Este é um livro sobre o sentido da vida, da inteligência e do nosso lugar no universo. Baseia-se em uma filosofia racional de vida e de amor por nossas crianças, na consciência dos fardos e responsabilidades da paternidade. É expresso em um espírito de amizade igualitária, para homens e mulheres preocupados e de  boa vontade – os proponentes e os oponentes do movimento eugênico. Esperançosamente, muitos deles compartilharão os mesmos valores, esperanças e medos. Se nada mais, deveríamos concordar com o direito de discordar.
Repleto de história, valores e emoções, o movimento eugênico vê a si próprio fundamentado na ciência, mas não está limitado a ela. Aqui, tentarei ligar algumas áreas do conhecimento numa abordagem sincrética. Peço a compreensão do leitor na apresentação dessas áreas, que podem parecer discrepantes, porém, qualquer visão de mundo séria e de amplo espectro é necessariamente eclética.
A humanidade penetrou nos primeiros estágios da revolução no conhecimento geral dos mecanismos genéticos, novas biotecnologias e na explicação científica de áreas da saúde humana e comportamentos previamente analisados sob o prisma moral. O espírito do iluminismo não pode ser devolvido à lâmpada da ignorância. A perspectiva de, em poucos anos, ter nas mãos o esboço humano completo é impressionante, e devemos assumir que as futuras descobertas no campo da genética nos darão capacidades que nem  podemos imaginar agora. A seleção de embriões para se obter os genes desejáveis, a engenharia genética na linha germinativa e a clonagem de crianças geneticamente idênticas a partir de células cultivadas se tornarão possíveis nos próximos dez a quinze anos. As discordâncias entre o que é atribuído à natureza e o que é à educação parecerão estranhas, e teremos que nos perguntar como espécie o que fazer depois, como  alcançar, se não a utopia, pelo menos algo mais perto disso do o que temos agora ou, no mínimo, como sobreviver.

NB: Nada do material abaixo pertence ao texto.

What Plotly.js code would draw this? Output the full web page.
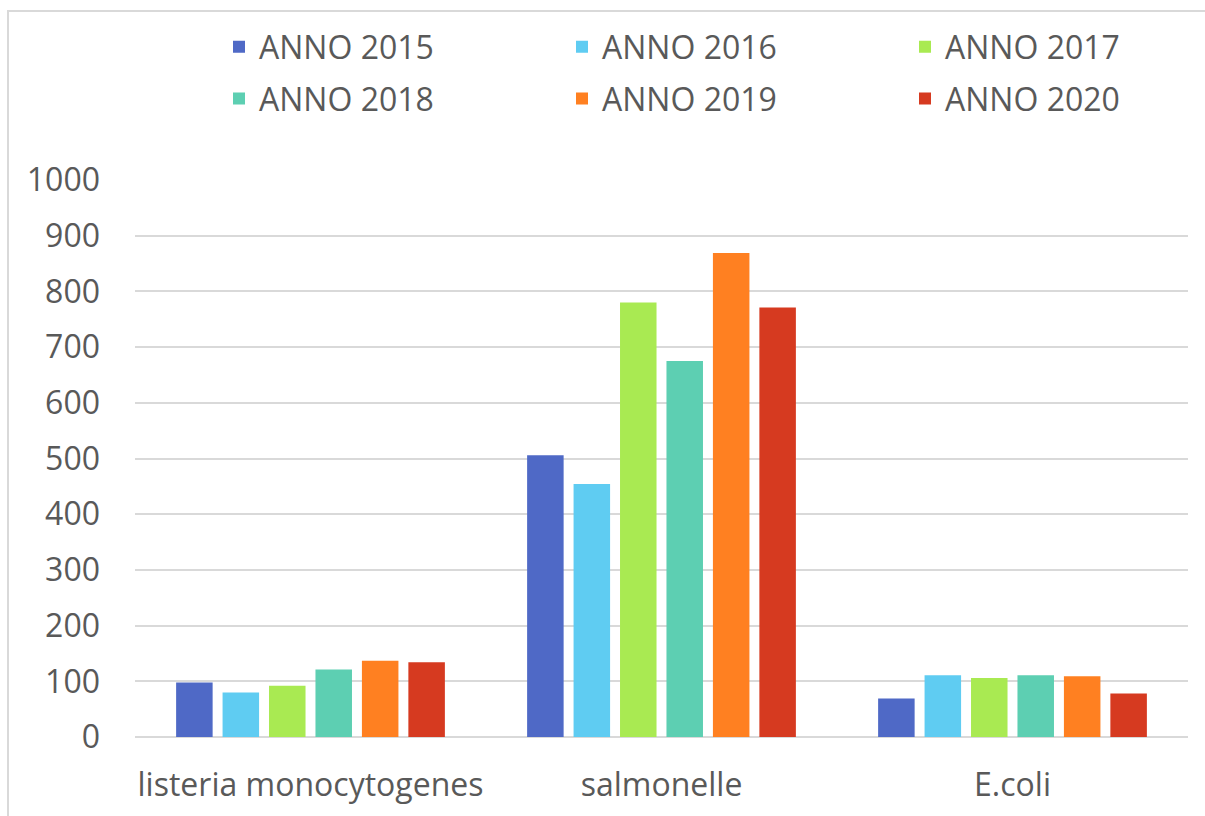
<!DOCTYPE html>
<html>
<head>
<meta charset="utf-8">
<script src="https://cdn.plot.ly/plotly-3.0.1.min.js"></script>
<style>
  html, body { margin: 0; padding: 0; background: #fff; }
  #myDiv { width: 1205px; height: 816px; }
  #frame {
    position: absolute; left: 7px; top: 10px; width: 1300px; height: 900px;
    border-left: 2px solid #d9d9d9; border-top: 2px solid #d9d9d9;
    pointer-events: none;
  }
</style>
</head>
<body>
<div id="myDiv"></div>
<div id="frame"></div>
<script>
// categories on the x axis
const categories = ['listeria monocytogenes', 'salmonelle', 'E.coli'];

// one series per year
const years = ['ANNO 2015', 'ANNO 2016', 'ANNO 2017', 'ANNO 2018', 'ANNO 2019', 'ANNO 2020'];
const anno2015 = [98, 506, 69];
const anno2016 = [80, 454, 111];
const anno2017 = [92, 780, 106];
const anno2018 = [121, 675, 111];
const anno2019 = [137, 869, 109];
const anno2020 = [134, 771, 78];

const seriesValues = [anno2015, anno2016, anno2017, anno2018, anno2019, anno2020];
const seriesColors = ['#4f69c6', '#5fccf2', '#a9ea52', '#5dcfb2', '#ff8021', '#d63a20'];

const yTicks = [0, 100, 200, 300, 400, 500, 600, 700, 800, 900, 1000];

const fontFamily = '"Open Sans", "Segoe UI", sans-serif';
const textColor = '#595959';

// legend is a 3x2 grid: one small vertical legend per column
const legendIds = ['legend', 'legend2', 'legend3'];

const traces = years.map((name, i) => ({
  type: 'bar',
  name: name,
  x: categories,
  y: seriesValues[i],
  marker: { color: seriesColors[i] },
  legend: legendIds[i % 3],
  legendgroup: name, // own group each, so tracegroupgap sets the row pitch
  hoverinfo: 'name+y'
}));

function columnLegend(col) {
  return {
    orientation: 'v',
    xref: 'container',
    yref: 'container',
    x: (219 + col * 343) / 1205,
    xanchor: 'left',
    y: 1 - 73 / 816,
    yanchor: 'middle',
    traceorder: 'grouped',
    tracegroupgap: 7,
    font: { family: fontFamily, size: 32, color: textColor },
    bgcolor: 'rgba(0,0,0,0)'
  };
}

const layout = {
  width: 1205,
  height: 816,
  paper_bgcolor: '#ffffff',
  plot_bgcolor: '#ffffff',
  font: { family: fontFamily, size: 32, color: textColor },
  margin: { l: 135, r: 17, t: 180, b: 79, autoexpand: false },
  barmode: 'group',
  bargap: 0.206,
  bargroupgap: 0.214,
  showlegend: true,
  legend: columnLegend(0),
  legend2: columnLegend(1),
  legend3: columnLegend(2),
  xaxis: {
    type: 'category',
    showgrid: false,
    showline: false,
    zeroline: false,
    ticks: '',
    ticklabelstandoff: 26,
    tickfont: { family: fontFamily, size: 32, color: textColor }
  },
  yaxis: {
    range: [0, 1000],
    tickvals: yTicks,
    ticktext: yTicks.map(String),
    showgrid: true,
    gridcolor: '#d9d9d9',
    gridwidth: 2,
    zeroline: true,
    zerolinecolor: '#d9d9d9',
    zerolinewidth: 2,
    showline: false,
    ticks: '',
    ticklabelstandoff: 34,
    tickfont: { family: fontFamily, size: 32, color: textColor }
  }
};

Plotly.newPlot('myDiv', traces, layout, { displayModeBar: false, responsive: false });
</script>
</body>
</html>
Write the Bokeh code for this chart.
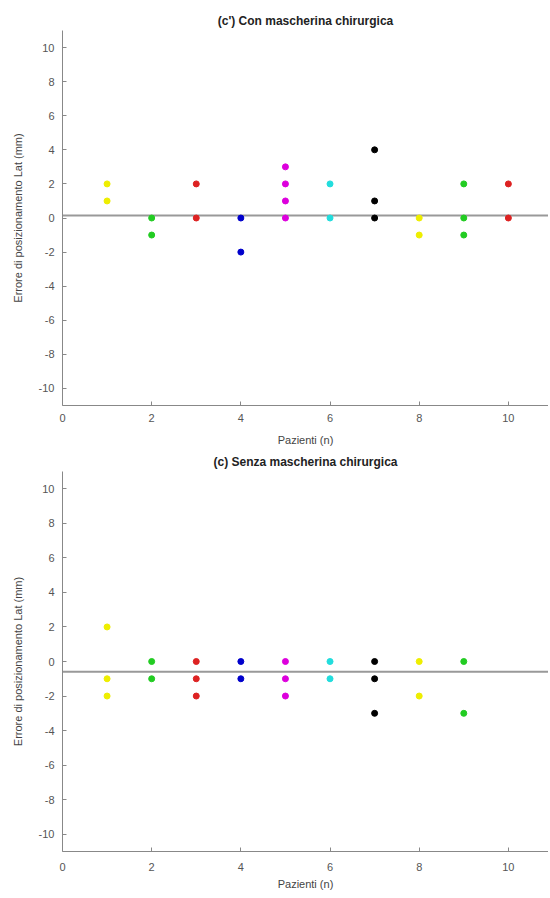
from bokeh.plotting import figure
from bokeh.layouts import column
from bokeh.models import Span, FixedTicker, Range1d, ColumnDataSource
from bokeh.embed import file_html
from bokeh.resources import INLINE

# ---- data ----
patients = list(range(1, 11))
patient_colors = ["#eeee00", "#22cc22", "#dd2222", "#0000cc", "#dd00dd",
                  "#22dddd", "#000000", "#eeee00", "#22cc22", "#dd2222"]

con_values = [[2, 1], [0, -1], [2, 0], [0, -2], [3, 2, 1, 0],
              [2, 0], [4, 1, 0], [0, -1], [2, 0, -1], [2, 0]]
senza_values = [[2, -1, -2], [0, -1], [0, -1, -2], [0, -1], [0, -1, -2],
                [0, -1], [0, -1, -3], [0, -2], [0, -3]]
con_mean = 0.15
senza_mean = -0.6

x_ticks = [0, 2, 4, 6, 8, 10]
y_ticks = list(range(-10, 11, 2))

title_con = "(c') Con mascherina chirurgica"
title_senza = "(c) Senza mascherina chirurgica"
x_label = "Pazienti (n)"
y_label = "Errore di posizionamento Lat (mm)"

FONT = "Liberation Sans"


def make_fig(title, values, mean, frame_h, top, bottom, tick_sto, lab_sto):
    xs, ys, cs = [], [], []
    for pat, vals in zip(patients, values):
        for v in vals:
            xs.append(pat)
            ys.append(v)
            cs.append(patient_colors[pat - 1])
    src = ColumnDataSource(dict(x=xs, y=ys, c=cs))
    p = figure(frame_width=486, frame_height=frame_h,
               x_range=Range1d(0, 10.9), y_range=Range1d(-11, 11),
               output_backend="svg", toolbar_location=None,
               min_border_left=62, min_border_right=0,
               min_border_top=top, min_border_bottom=bottom)
    p.title.text = title
    p.title.align = "center"
    p.title.text_font = FONT
    p.title.text_font_size = "12px"
    p.title.text_font_style = "bold"
    p.title.text_color = "#222222"
    p.title.standoff = 5
    p.outline_line_color = None
    p.grid.visible = False
    p.background_fill_color = "white"
    p.border_fill_color = "white"

    for ax in (p.xaxis[0], p.yaxis[0]):
        ax.axis_line_color = "#888888"
        ax.major_tick_line_color = "#888888"
        ax.major_tick_in = 4
        ax.major_tick_out = 0
        ax.minor_tick_line_color = None
        ax.major_label_text_font = FONT
        ax.major_label_text_font_size = "11px"
        ax.major_label_text_color = "#555555"
        ax.axis_label_text_font = FONT
        ax.axis_label_text_font_size = "11px"
        ax.axis_label_text_font_style = "normal"
        ax.axis_label_text_color = "#444444"
        ax.major_label_standoff = 8
    p.xaxis[0].ticker = FixedTicker(ticks=x_ticks)
    p.yaxis[0].ticker = FixedTicker(ticks=y_ticks)
    p.yaxis[0].major_label_overrides = {t: str(t) for t in y_ticks}
    p.xaxis[0].axis_label = x_label
    p.yaxis[0].axis_label = y_label
    p.xaxis[0].major_label_standoff = tick_sto
    p.xaxis[0].axis_label_standoff = lab_sto
    p.yaxis[0].axis_label_standoff = 12

    span = Span(location=mean, dimension="width", line_color="#999999",
                line_width=2, level="underlay")
    p.add_layout(span)
    p.scatter("x", "y", source=src, size=6, marker="circle",
              fill_color="c", line_color="c")
    return p


p1 = make_fig(title_con, con_values, con_mean, 375, 30, 43, 8, 9)
p2 = make_fig(title_senza, senza_values, senza_mean, 380, 23, 39, 11, 4)

layout = column(p1, p2, spacing=0)
open("out.html", "w").write(file_html(layout, INLINE))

Adeptos da eugenia veem sua causa como parte da luta pelos direitos humanos – os direitos daqueles que virão depois de nós. Como Martin Luther King, eles argumentam, podemos bem imaginar se jamais alcançaremos a Terra Prometida. Talvez não haja um objetivo final, apenas a busca, porém, devemos a nossos filhos iniciar a jornada, fazer o melhor para assegurar que eles nasçam melhores pessoas do que somos, e que eles herdemmais nossas boas qualidades e menos nossas imperfeições.